Some of the attractions available at Disney theme parks are designed to provide an immersive theatrical experience to visitors. We were instantly intrigued by an innovation designed to improve aspects of these shows which would be protected by U.S. Patent Application No. 20140321024, entitled Large-Area Controlled Electrostatic Levitation of Lightweight Show Objects. The patent application claims a system for levitating an object with a body adapted for receiving a static charge using an array of at least three electrostatic generators, each of the generators having an exposed element that becomes statically charged, and a controller for operating the electrostatic generators to provide the static charge at various voltages to provide an electrostatic lifting force to an object. Mobile robotics working within a display, which would also provide a great improvement to immersive experiences provided by theme park rides, are the subject of U.S. Patent Application No. 20140292770, which is titled Display With Robotic Pixels. This innovation involves the use of robotic mobile pixels on a visual display which can adopt shapes for cartoon animation and change shape as a character moves. The patent application would protect a method for generating a visual representation for display using mobile entities that involves determining an amount of mobile entities and computing a distribution of goal positions for the mobile entities to create a visual representation of an image.
Issued Patents of Note: From Choreographed Aerial Displays to Enhanced Online Socialization
The amusement rides and other features which populate Disney theme parks all over the world are the product of a great amount of innovation on behalf of the corporation’s research and development activities. We noticed a trio of patents for theme park attractions that are sure to fire up the imaginations of our readers. An improved system for choreographing and reproducing shows involving airborne puppets has been protected for Disney through U.S. Patent No. 8876571, which is titled Aerial Display System with Marionettes Articulated and Supported by Airborne Devices. The technology involves the use of unmanned aerial vehicles (UAVs), also known as drones; patent applications filed by Disney involving the use of drones had created quote a stir when those filings were published earlier this year. This particular patent claims a system for providing an aerial display comprising a plurality of UAVs and a ground control system executing a fleet manager module with a memory storing a different flight plan for each of the UAVs, which are connected via tether lines to marionettes. The system is intended to enable the safe and repeatable performance of aerial displays involving large-scale, articulated marionettes for a wide range of special occasions.

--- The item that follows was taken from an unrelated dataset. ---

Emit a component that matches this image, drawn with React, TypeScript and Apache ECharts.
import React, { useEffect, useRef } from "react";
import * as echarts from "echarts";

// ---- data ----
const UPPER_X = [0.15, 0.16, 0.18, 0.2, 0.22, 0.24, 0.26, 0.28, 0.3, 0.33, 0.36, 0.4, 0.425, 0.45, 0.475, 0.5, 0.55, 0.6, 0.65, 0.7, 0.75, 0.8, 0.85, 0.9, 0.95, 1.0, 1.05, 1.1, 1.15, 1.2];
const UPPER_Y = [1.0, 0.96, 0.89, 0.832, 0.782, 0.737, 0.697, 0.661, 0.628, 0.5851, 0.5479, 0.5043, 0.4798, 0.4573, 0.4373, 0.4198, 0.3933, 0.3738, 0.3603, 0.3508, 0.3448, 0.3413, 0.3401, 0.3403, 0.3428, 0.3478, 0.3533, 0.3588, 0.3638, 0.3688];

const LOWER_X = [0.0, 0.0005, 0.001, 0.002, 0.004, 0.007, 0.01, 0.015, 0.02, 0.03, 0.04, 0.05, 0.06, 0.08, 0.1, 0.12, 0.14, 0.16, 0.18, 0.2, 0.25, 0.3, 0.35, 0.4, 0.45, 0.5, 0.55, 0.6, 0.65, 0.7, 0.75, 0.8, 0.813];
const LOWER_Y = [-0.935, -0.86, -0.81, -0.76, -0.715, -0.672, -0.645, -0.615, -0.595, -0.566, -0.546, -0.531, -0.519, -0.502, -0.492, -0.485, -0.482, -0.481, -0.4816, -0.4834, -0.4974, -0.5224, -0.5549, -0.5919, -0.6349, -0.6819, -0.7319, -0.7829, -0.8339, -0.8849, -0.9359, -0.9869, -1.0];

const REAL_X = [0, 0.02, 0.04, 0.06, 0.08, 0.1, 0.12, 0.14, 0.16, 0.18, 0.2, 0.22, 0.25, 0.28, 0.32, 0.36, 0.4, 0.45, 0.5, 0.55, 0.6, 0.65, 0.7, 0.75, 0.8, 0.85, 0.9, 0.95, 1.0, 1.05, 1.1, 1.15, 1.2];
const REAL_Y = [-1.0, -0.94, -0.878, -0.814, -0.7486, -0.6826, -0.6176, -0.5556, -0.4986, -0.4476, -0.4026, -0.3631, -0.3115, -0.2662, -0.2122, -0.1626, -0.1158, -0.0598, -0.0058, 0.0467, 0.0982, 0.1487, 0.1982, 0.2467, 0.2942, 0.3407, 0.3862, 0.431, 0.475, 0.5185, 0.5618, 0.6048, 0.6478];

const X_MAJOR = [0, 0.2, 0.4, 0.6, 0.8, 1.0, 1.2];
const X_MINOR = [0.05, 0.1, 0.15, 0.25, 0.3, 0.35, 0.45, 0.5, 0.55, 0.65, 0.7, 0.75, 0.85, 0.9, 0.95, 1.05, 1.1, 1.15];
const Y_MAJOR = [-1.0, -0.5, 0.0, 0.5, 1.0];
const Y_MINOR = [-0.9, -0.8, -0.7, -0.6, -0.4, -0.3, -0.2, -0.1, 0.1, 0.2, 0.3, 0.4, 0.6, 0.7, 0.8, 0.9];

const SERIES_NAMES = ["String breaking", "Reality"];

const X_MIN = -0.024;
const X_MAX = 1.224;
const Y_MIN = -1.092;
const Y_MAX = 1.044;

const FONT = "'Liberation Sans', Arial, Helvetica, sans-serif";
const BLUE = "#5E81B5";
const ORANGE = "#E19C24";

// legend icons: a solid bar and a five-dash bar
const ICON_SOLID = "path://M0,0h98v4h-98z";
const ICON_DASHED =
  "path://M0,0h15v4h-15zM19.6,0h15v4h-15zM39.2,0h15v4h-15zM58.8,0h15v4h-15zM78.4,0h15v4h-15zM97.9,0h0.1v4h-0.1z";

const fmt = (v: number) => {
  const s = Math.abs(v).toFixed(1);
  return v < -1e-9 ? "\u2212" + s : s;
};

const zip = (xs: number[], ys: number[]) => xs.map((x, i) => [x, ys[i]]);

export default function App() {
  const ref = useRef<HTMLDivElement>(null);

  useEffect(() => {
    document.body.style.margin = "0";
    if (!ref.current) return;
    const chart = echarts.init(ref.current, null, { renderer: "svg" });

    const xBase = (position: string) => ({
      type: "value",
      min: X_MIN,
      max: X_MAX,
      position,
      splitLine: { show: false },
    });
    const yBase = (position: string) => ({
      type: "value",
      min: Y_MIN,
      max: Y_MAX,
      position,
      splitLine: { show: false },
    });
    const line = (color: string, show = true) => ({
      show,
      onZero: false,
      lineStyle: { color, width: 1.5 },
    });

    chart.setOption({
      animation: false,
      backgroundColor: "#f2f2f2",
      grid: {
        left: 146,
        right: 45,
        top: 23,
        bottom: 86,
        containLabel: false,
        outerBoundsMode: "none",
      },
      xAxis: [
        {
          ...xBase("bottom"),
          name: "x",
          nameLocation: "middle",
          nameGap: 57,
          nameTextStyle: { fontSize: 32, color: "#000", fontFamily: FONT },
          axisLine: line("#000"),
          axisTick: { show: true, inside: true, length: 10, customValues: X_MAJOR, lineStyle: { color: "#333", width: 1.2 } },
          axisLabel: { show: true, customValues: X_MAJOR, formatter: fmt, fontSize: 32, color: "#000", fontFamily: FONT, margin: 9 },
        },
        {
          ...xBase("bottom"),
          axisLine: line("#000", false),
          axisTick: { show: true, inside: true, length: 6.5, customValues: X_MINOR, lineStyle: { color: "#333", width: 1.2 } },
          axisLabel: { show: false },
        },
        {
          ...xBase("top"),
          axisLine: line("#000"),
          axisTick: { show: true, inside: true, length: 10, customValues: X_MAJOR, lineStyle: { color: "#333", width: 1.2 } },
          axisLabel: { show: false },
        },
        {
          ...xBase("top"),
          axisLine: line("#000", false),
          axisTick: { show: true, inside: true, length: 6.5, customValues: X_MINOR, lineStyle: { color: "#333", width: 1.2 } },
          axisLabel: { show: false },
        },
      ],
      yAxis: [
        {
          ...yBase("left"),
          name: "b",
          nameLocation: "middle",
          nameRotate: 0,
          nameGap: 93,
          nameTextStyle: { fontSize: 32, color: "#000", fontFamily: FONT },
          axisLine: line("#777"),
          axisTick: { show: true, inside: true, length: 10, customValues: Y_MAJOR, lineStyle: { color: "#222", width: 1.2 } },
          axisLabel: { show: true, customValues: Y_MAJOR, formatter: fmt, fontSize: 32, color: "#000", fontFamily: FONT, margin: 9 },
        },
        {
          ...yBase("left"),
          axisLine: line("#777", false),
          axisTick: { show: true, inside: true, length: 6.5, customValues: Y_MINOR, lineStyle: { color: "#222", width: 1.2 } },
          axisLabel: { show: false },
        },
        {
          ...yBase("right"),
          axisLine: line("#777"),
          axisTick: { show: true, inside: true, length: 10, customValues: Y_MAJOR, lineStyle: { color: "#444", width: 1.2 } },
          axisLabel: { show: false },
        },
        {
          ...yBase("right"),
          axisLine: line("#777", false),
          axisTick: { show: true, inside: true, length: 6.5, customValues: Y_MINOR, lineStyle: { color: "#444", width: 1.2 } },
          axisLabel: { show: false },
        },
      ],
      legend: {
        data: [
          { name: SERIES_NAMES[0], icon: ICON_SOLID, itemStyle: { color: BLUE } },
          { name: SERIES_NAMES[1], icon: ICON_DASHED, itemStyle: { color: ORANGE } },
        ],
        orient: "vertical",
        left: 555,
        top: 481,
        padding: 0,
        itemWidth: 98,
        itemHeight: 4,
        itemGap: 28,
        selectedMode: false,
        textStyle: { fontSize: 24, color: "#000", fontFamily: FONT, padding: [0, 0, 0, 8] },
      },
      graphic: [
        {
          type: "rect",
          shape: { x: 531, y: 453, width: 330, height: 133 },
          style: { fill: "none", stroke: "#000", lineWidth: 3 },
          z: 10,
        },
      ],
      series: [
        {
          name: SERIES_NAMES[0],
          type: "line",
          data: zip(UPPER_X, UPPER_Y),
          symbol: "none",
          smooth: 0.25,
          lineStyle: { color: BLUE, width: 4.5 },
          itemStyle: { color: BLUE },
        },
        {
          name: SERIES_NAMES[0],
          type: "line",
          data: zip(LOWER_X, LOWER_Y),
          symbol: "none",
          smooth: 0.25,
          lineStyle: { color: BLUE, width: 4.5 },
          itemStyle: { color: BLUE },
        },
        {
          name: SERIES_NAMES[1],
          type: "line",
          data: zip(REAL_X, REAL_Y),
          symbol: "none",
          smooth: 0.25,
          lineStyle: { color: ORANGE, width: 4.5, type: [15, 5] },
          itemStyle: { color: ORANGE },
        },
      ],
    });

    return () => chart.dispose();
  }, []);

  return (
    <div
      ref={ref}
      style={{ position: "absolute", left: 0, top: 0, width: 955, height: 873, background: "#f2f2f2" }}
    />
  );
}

Visually exciting displays which involve images projected onto liquid surfaces are disclosed by U.S. Patent No. 8899756, which is titled Infrared Video Tracking for Use in Projecting Onto Dynamic Water Features. The patent protects a projection system for projecting upon a liquid surface which involves an agitation mechanism that generates a plurality of air bubbles near the liquid surface, a tracking system that tracks the movement of the air bubbles and a projector projecting a video stream onto the bubbles. The use of air bubbles of specific sizes, quantities and locations supports dynamic displays within water features to provide a moving and varying projection onto the liquid. Disney has also been awarded the right to protect an amusement park ride providing a racing experience, which is the focus of U.S. Patent No. 8864592, issued under the title Turntable Racing System. The ride apparatus protected by this patent includes a first turntable assembly with a drive mechanism for rotating the turntable and a second turntable, supported by the first turntable, with its own rotation drive mechanism and a number of passenger seats mounted to its surface. As the patent states, this turntable ride was developed to “provide a family friendly ride with a level of thrill and competitive excitement that could be provided with a footprint similar to a tea cup-like ride” while also improving on the dizzying effects and predictable nature of tea cup rides.

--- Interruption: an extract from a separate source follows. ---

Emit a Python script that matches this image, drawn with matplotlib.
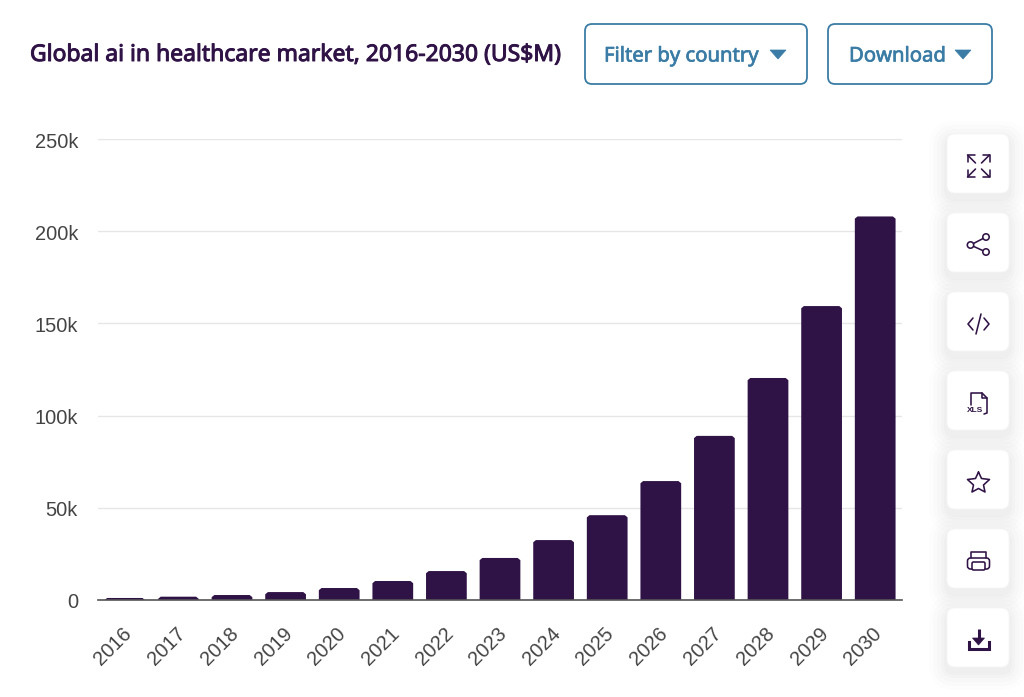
import matplotlib
matplotlib.use("Agg")
import matplotlib.pyplot as plt
import matplotlib.patheffects as pe
from matplotlib.patches import FancyBboxPatch, Polygon, Circle
from matplotlib.ticker import FuncFormatter
from matplotlib.transforms import ScaledTranslation

years = [2016, 2017, 2018, 2019, 2020, 2021, 2022, 2023, 2024, 2025, 2026, 2027, 2028, 2029, 2030]
market = [1.1, 1.8, 2.7, 4.3, 6.5, 10.3, 15.7, 22.8, 32.5, 46, 64.5, 89, 120.4, 159.4, 208]
y_ticks = [0, 50, 100, 150, 200, 250]
title = "Global ai in healthcare market, 2016-2030 (US$M)"

PURPLE = "#301346"
BLUE = "#3a7ca5"
W, H = 1024, 697

fig = plt.figure(figsize=(W / 100, H / 100), dpi=100)

# chart area
ax = fig.add_axes([98 / W, 1 - 600 / H, 804 / W, 461 / H])
positions = list(range(len(years)))
bars = ax.bar(positions, market, width=0.76, color=PURPLE, zorder=3)
for b in bars:
    # slightly rounded tops
    x, w, h = b.get_x(), b.get_width(), b.get_height()
    b.set_visible(False)
    r = min(0.05, h / 2)
    ax.fill([x, x, x + r, x + w - r, x + w, x + w],
            [0, h - 1.2 * min(r / 0.05, 1), h, h, h - 1.2 * min(r / 0.05, 1), 0],
            color=PURPLE, lw=0, zorder=3)
ax.set_xlim(-0.5, 14.5)
ax.set_ylim(0, 250)
ax.set_xticks(positions)
ax.set_xticklabels(years, rotation=45, ha="right", rotation_mode="anchor")
ax.set_yticks(y_ticks)
ax.yaxis.set_major_formatter(FuncFormatter(lambda v, p: "0" if v == 0 else f"{int(v)}k"))
ax.tick_params(axis="both", length=0, labelsize=14.4, labelcolor="#444444",
               labelfontfamily="Liberation Sans")
ax.tick_params(axis="x", pad=17)
ax.tick_params(axis="y", pad=14.4)
# nudge labels to sit where the original has them
x_shift = ScaledTranslation(-3 / 100, 0, fig.dpi_scale_trans)
for lab in ax.get_xticklabels():
    lab.set_transform(lab.get_transform() + x_shift)
y_shift = ScaledTranslation(0, -1 / 100, fig.dpi_scale_trans)
for lab in ax.get_yticklabels():
    lab.set_transform(lab.get_transform() + y_shift)
ax.grid(axis="y", color="#e6e6e6", lw=1, zorder=0)
for s in ["top", "left", "right"]:
    ax.spines[s].set_visible(False)
ax.spines["bottom"].set_color("#555555")
ax.spines["bottom"].set_linewidth(1.2)
ax.spines["bottom"].set_zorder(5)

# page furniture in pixel coordinates
ui = fig.add_axes([0, 0, 1, 1], zorder=-1)
ui.set_xlim(0, W)
ui.set_ylim(H, 0)
ui.axis("off")
top = fig.add_axes([0, 0, 1, 1], zorder=5)
top.set_xlim(0, W)
top.set_ylim(H, 0)
top.axis("off")
top.patch.set_alpha(0)

# no semibold cut available, thicken the regular one
head = top.text(30, 55, title, fontsize=16.5, color=PURPLE, family="Noto Sans",
                va="center", ha="left")
head.set_path_effects([pe.withStroke(linewidth=0.7, foreground=PURPLE)])


def button(x0, x1, label, tx, ax_):
    top.add_patch(FancyBboxPatch((x0, 24), x1 - x0, 60, boxstyle="round,pad=0,rounding_size=7",
                                 fc="white", ec=BLUE, lw=1.3))
    t = top.text(tx, 56.5, label, fontsize=14.6, color=BLUE, family="Noto Sans",
                 va="center", ha="left")
    t.set_path_effects([pe.withStroke(linewidth=0.5, foreground=BLUE)])
    top.add_patch(Polygon([(ax_ - 8, 50), (ax_ + 8, 50), (ax_, 59)], fc=BLUE, ec=BLUE, lw=0.5))


button(585, 807, "Filter by country", 604, 778)
button(828, 992, "Download", 849, 963)

# side cards with soft shadows
card_tops = [134, 213, 292, 371, 450, 529, 608]
for ct in card_tops:
    for grow, a in [(18, 0.007), (14, 0.010), (10, 0.012), (6, 0.015), (3, 0.017)]:
        ui.add_patch(FancyBboxPatch((947 - grow, ct + 5 - grow), 62 + 2 * grow, 59 + 2 * grow,
                                    boxstyle=f"round,pad=0,rounding_size={8 + grow}",
                                    fc="black", ec="none", alpha=a))
    ui.add_patch(FancyBboxPatch((947, ct), 62, 59, boxstyle="round,pad=0,rounding_size=8",
                                fc="white", ec="#f6f6f6", lw=0.6))

lw = 1.15
kw = dict(color=PURPLE, lw=lw, solid_capstyle="round", solid_joinstyle="round")

# expand
cx, cy = 978.5, 166
for sx in (-1, 1):
    for sy in (-1, 1):
        ox, oy = cx + sx * 11, cy + sy * 11
        top.plot([ox, cx + sx * 3], [oy, cy + sy * 3], **kw)
        top.plot([ox - sx * 7, ox, ox], [oy, oy, oy - sy * 7], **kw)

# share
pts = [(970.5, 245), (986, 237), (986, 252)]
top.plot([pts[1][0], pts[0][0], pts[2][0]], [pts[1][1], pts[0][1], pts[2][1]], **kw)
for p in pts:
    top.add_patch(Circle(p, 3.2, fc="white", ec=PURPLE, lw=lw, zorder=4))

# code
top.plot([973, 968, 973], [318, 324, 330], **kw)
top.plot([984, 989, 984], [318, 324, 330], **kw)
top.plot([976, 981], [334, 314], **kw)

# xls file
top.plot([971, 971, 982, 987, 987, 984], [405, 393, 393, 398, 413, 414], **kw)
top.plot([982, 982, 987], [393, 398, 398], **kw)
top.text(975, 411, "XLS", fontsize=6, weight="bold", color=PURPLE, family="Liberation Sans",
         ha="center", va="center")

# star
star_x = [978.5, 981.5, 989.5, 983.5, 985, 978.5, 972, 973.5, 967.5, 975.5, 978.5]
star_y = [472, 478.5, 479.5, 485, 492, 488.5, 492, 485, 479.5, 478.5, 472]
top.plot(star_x, star_y, **kw)

# printer
top.plot([971, 971, 986, 986], [558, 551.5, 551.5, 558], **kw)
top.add_patch(FancyBboxPatch((967.5, 558), 22, 11, boxstyle="round,pad=0,rounding_size=3",
                             fc="white", ec=PURPLE, lw=lw))
top.add_patch(FancyBboxPatch((972, 562), 13, 8, boxstyle="round,pad=0,rounding_size=1.5",
                             fc="white", ec=PURPLE, lw=lw))

# download
top.plot([978.5, 978.5], [629, 642], color=PURPLE, lw=2.2, solid_capstyle="butt")
top.add_patch(Polygon([(972.5, 638), (984.5, 638), (978.5, 645)], fc=PURPLE, ec=PURPLE, lw=0.5))
top.plot([968.5, 968.5, 988.5, 988.5], [642, 648.5, 648.5, 642], color=PURPLE, lw=2.2,
         solid_joinstyle="miter")

fig.savefig("out.png", dpi=100, facecolor="white")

Computer and video games, which we saw featured in patent applications filed by Disney above, were also at the heart of a couple of other patents which we felt like sharing with our readers today. Gamers who understand how discouraging it can be to return to a game after a long hiatus only to realize that they’ve forgotten many key game functions and commands should find a little relief with the technology protected by U.S. Patent No. 8882582, which is titled Interactive Computer Game Refresher Elements. The patent claims a computer-implemented method of automatically generating user-specific tutorials for an interactive game on a games terminal that involves monitoring a performance metric of a user in a gameplay environment and the generation of a tutorial for the user based on time between gaming sessions and the determination that the skill level of a player has fallen below a predetermined skill threshold. This video game innovation is designed to provide users with a quick game tutorial to refresh their knowledge on game controls, plot and other important game features they may have forgotten.

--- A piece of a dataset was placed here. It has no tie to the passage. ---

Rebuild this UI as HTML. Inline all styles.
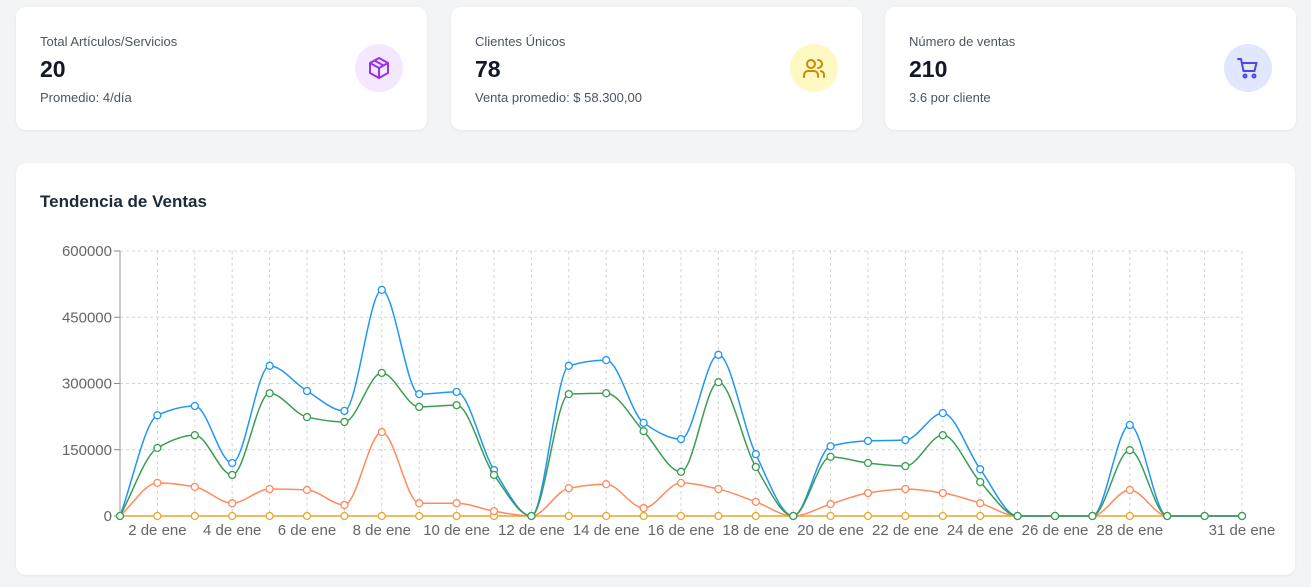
<!DOCTYPE html>
<html><head><meta charset="utf-8">
<style>
body{margin:0;width:1311px;height:587px;background:#f3f4f6;font-family:"Liberation Sans",sans-serif;position:relative;overflow:hidden}
.card{position:absolute;top:7px;height:123px;width:411px;background:#fff;border-radius:10px;box-shadow:0 1px 3px rgba(0,0,0,.06)}
.lab{position:absolute;left:24px;top:27px;font-size:13px;color:#4b5563}
.val{position:absolute;left:24px;top:49px;font-size:23px;font-weight:bold;color:#111827}
.sub{position:absolute;left:24px;top:83px;font-size:13px;color:#4b5563}
.ic{position:absolute;right:24px;top:37px;width:48px;height:48px;border-radius:50%;display:flex;align-items:center;justify-content:center}
#chartcard{position:absolute;left:16px;top:163px;width:1279px;height:412px;background:#fff;border-radius:10px;box-shadow:0 1px 3px rgba(0,0,0,.06)}
</style></head><body>
<div class="card" style="left:16px">
<div class="lab">Total Artículos/Servicios</div>
<div class="val">20</div>
<div class="sub">Promedio: 4/día</div>
<div class="ic" style="background:#f3e8ff"><svg width="24" height="24" viewBox="0 0 24 24" fill="none" stroke="#9333ea" stroke-width="2" stroke-linejoin="round"><path d="M12 2l9 5v10l-9 5-9-5V7z M3 7l9 5 9-5 M12 12v10 M7.5 4.5l9 5"/></svg></div>
</div>
<div class="card" style="left:451px">
<div class="lab">Clientes Únicos</div>
<div class="val">78</div>
<div class="sub">Venta promedio: $ 58.300,00</div>
<div class="ic" style="background:#fef9c3"><svg width="24" height="24" viewBox="0 0 24 24" fill="none" stroke="#ca8a04" stroke-width="2" stroke-linecap="round"><circle cx="9" cy="8" r="4"/><path d="M2 21v-2a4 4 0 014-4h6a4 4 0 014 4v2 M16 4a4 4 0 010 8 M22 21v-2a4 4 0 00-3-3.9"/></svg></div>
</div>
<div class="card" style="left:885px">
<div class="lab">Número de ventas</div>
<div class="val">210</div>
<div class="sub">3.6 por cliente</div>
<div class="ic" style="background:#e0e7ff"><svg width="24" height="24" viewBox="0 0 24 24" fill="none" stroke="#4f46e5" stroke-width="2" stroke-linecap="round" stroke-linejoin="round"><circle cx="9" cy="20" r="1.5"/><circle cx="18" cy="20" r="1.5"/><path d="M2 3h3l2.5 12h11l2-8H6"/></svg></div>
</div>
<div id="chartcard">
<div style="position:absolute;left:24px;top:29px;font-size:17px;font-weight:bold;color:#1f2937">Tendencia de Ventas</div>
</div>
<svg id="chart" width="1311" height="587" style="position:absolute;left:0;top:0"></svg>
<script>
const days=[1,2,3,4,5,6,7,8,9,10,11,12,13,14,15,16,17,18,19,20,21,22,23,24,25,26,27,28,29,30,31];
const xLabelDays=[2,4,6,8,10,12,14,16,18,20,22,24,26,28,31];
const yTicks=[0,150000,300000,450000,600000];
const blueVals=[0,228000,249000,120000,340000,283000,238000,512000,276000,281000,104000,0,340000,353000,211000,174000,365000,140000,0,158000,170000,172000,233000,106000,0,0,0,206000,0,0,0];
const greenVals=[0,154000,183000,93000,278000,224000,213000,324000,247000,251000,93000,0,276000,278000,192000,100000,303000,111000,0,134000,120000,113000,183000,77000,0,0,0,149000,0,0,0];
const orangeVals=[0,75000,66000,29000,61000,59000,25000,190000,29000,29000,11000,0,63000,72000,18000,75000,61000,32000,0,27000,52000,61000,52000,29000,0,0,0,59000,0,0,0];
const yellowVals=[0,0,0,0,0,0,0,0,0,0,0,0,0,0,0,0,0,0,0,0,0,0,0,0,0,0,0,0,0,0,0];
const svg=document.getElementById('chart');const NS='http://www.w3.org/2000/svg';
const x=d=>120+(d-1)*(1122/30);const y=v=>516-v/600000*265;
function mk(t,a){const e=document.createElementNS(NS,t);for(const k in a)e.setAttribute(k,a[k]);svg.appendChild(e);return e;}
yTicks.forEach(v=>{const g=mk('line',{x1:120,x2:1242,y1:y(v),y2:y(v),stroke:'#d4d4d4','stroke-dasharray':'3 3'});


mk('line',{x1:114,x2:120,y1:y(v),y2:y(v),stroke:'#888'});
const t=mk('text',{x:112,y:y(v)+5,'text-anchor':'end','font-size':15,fill:'#666','font-family':'Liberation Sans'});t.textContent=v;

});
days.forEach(d=>{if(d>1){const g=mk('line',{x1:x(d),x2:x(d),y1:251,y2:516,stroke:'#d4d4d4','stroke-dasharray':'3 3'});

}});
mk('line',{x1:120,x2:120,y1:251,y2:516,stroke:'#999'});
xLabelDays.forEach(d=>{const t=mk('text',{x:x(d),y:535,'text-anchor':'middle','font-size':15,fill:'#666','font-family':'Liberation Sans'});t.textContent=d+' de ene';

});
function mono(px,py){const n=px.length,m=[],dl=[];for(let i=0;i<n-1;i++)dl.push((py[i+1]-py[i])/(px[i+1]-px[i]));
for(let i=0;i<n;i++){if(i==0)m.push(dl[0]);else if(i==n-1)m.push(dl[n-2]);else{if(dl[i-1]*dl[i]<=0)m.push(0);else{const h0=px[i]-px[i-1],h1=px[i+1]-px[i];m.push(3*(h0+h1)/((2*h1+h0)/dl[i-1]+(h1+2*h0)/dl[i]));}}}
let s='M'+px[0]+','+py[0];for(let i=0;i<n-1;i++){const h=(px[i+1]-px[i])/3;s+=' C'+(px[i]+h)+','+(py[i]+m[i]*h)+' '+(px[i+1]-h)+','+(py[i+1]-m[i+1]*h)+' '+px[i+1]+','+py[i+1];}return s;}
[[yellowVals,'#e6a72a','series-yellow'],[orangeVals,'#ff8a5b','series-orange'],[blueVals,'#2196f3','series-blue'],[greenVals,'#3a9d54','series-green']].forEach(([vals,c,nm])=>{
const px=days.map(x),py=vals.map(y);const p=mk('path',{d:mono(px,py),fill:'none',stroke:c,'stroke-width':1.5});


days.forEach((d,i)=>{const ci=mk('circle',{cx:x(d),cy:y(vals[i]),r:3.5,fill:'#fff',stroke:c,'stroke-width':1.3});

});});
</script>
</body></html>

Better methods of displaying heads-up displays (HUDs) in racing games or other games utilizing HUDs to display points and health totals are the focus of U.S. Patent No. 8890774, issued under the title Heads-Up Display for a Gaming Environment. This innovation is designed to improve a player’s ability to read important information in an HUD by placing the HUD closer to a user’s focal point based on the action displayed on the screen. The patent protects a computer-implemented method of displaying graphical elements in a virtual game environment which involves outputting a graphical user object for display on a screen which represents a user as well as a heads-up display element which is projected onto the user object so that the HUD element is displayed as part of a graphical user object.
Finally, we’ll wrap up our survey of Disney’s recently issued patents with a look into one issued to the corporation in early November that protects a novel system to support online socialization. U.S. Patent No. 8881030, which is titled System and Method for Enhancing Socialization in Virtual Worlds, protects a method of inducing a reply from a first client connected to a virtual world to facilitate a social interaction with a second client which involves determining that a first and second avatar are within close proximity within the virtual world and executing a social action of one avatar which is observable by the client controlling the other avatar. The invention is intended to encourage socialization within multiplayer games and other online contexts by overcoming the natural shyness and introversion of many players, helping them to reap the benefits of online social interactivity.